Europe Is Still Building the Reusable Spaceship It Should Have Started a Decade Ago
Europe Is Still Building the Reusable Spaceship It Should Have Started a Decade Ago
Space Rider's heat shield survived a micrometeoroid strike and 1,200°C of plasma. That is a real result. It also tells you everything about where Europe stands in the reusable space race.
The Italian Aerospace Research Centre announced in April that it had successfully tested Space Rider's thermal protection system after deliberately damaging it to simulate orbital debris impacts. The shield held. Dimensions of the impact hole did not change after 600 seconds of plasma exposure at temperatures matching reentry conditions. Separately, engineers completed the first full-scale drop test model — a 4.6-meter reentry module complete with its 27-meter parafoil — and are preparing for helicopter trials over Sardinia this year. All flight hardware has been manufactured.
That is genuine progress on a spacecraft that has been in development since 2015. It is also a to-do list, not a launch.
Space Rider is scheduled to fly on a Vega-C rocket in the first quarter of 2028. The TPS damage test is one of roughly a dozen qualification milestones still outstanding. The helicopter drop trials are next. Then comes integration, then the maiden flight. Q1 2028 is two years away by the most optimistic current estimate — and space programs have a well-documented tendency to treat optimistic estimates as a form of fiction.
Europe's rationale for building Space Rider is explicit and, given the current geopolitical environment, defensible: the continent wants independent access to and return from low Earth orbit. ESA frames this as strategic autonomy. In practice it means European researchers, companies, and eventually military users should not have to rely on SpaceX Dragon or Chinese Shenzhou to get payloads back from space. Space Rider is designed to be reused at least six times with a sub-six-month turnaround — the kind of operational cadence that would, if achieved, make orbital return routine rather than exceptional.

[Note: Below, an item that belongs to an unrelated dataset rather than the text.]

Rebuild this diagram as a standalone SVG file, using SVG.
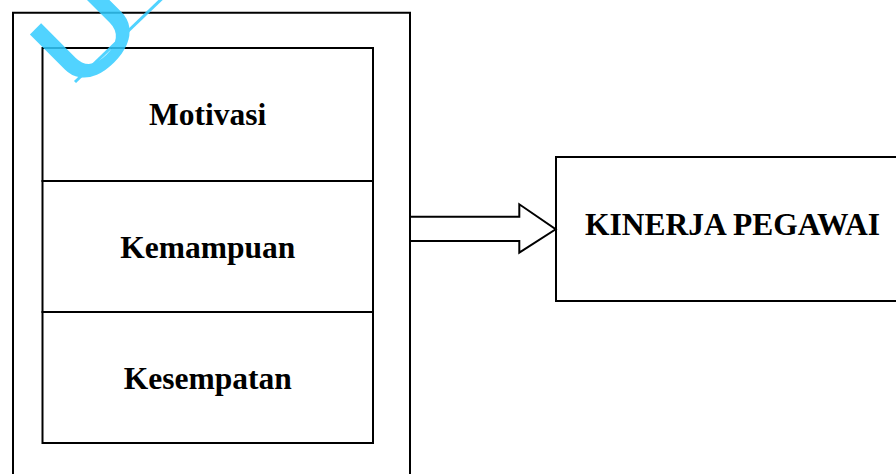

But SpaceX has been doing operational cargo return since 2012. Dragon 2 has been flying crew since 2020. Space Rider has never flown. When it does, it will be competing in a market where Falcon 9 is mature, Starship is in active development, and Sierra Space's Dream Chaser has been in testing for years.
Eighteen commercial customers have signed memorandums of understanding with ESA for Space Rider. MoUs are not contracts. A spacecraft that has never launched collecting non-binding expressions of interest is the kind of signal that can be read as either market validation or as evidence that the real customer is ESA member state budgets, not commercial industry.
The funding tells its own story. ESA member states committed €195.73 million at the 2019 Ministerial Council in Seville. That is real money. It is also roughly what SpaceX spends on a single Starship test campaign — and Starship has flown dozens of times.
None of this means Space Rider will fail. The technical work is sound. The TPS result is a genuine validation of the thermal architecture. The drop test model looks like the real thing, which is a non-trivial engineering accomplishment. If the helicopter trials go well and integration proceeds on schedule, Space Rider could be operational by 2029 and handing off to a commercial operator by 2030.
What it means is that Europe is building the reusable spaceship it should have started developing a decade ago, during the same period when SpaceX was going from first Grasshopper test to operational Falcon 9 landings. The TPS survived a micrometeoroid strike at 1,200°C. The political and industrial infrastructure needed to make Space Rider operationally relevant has a longer way to go.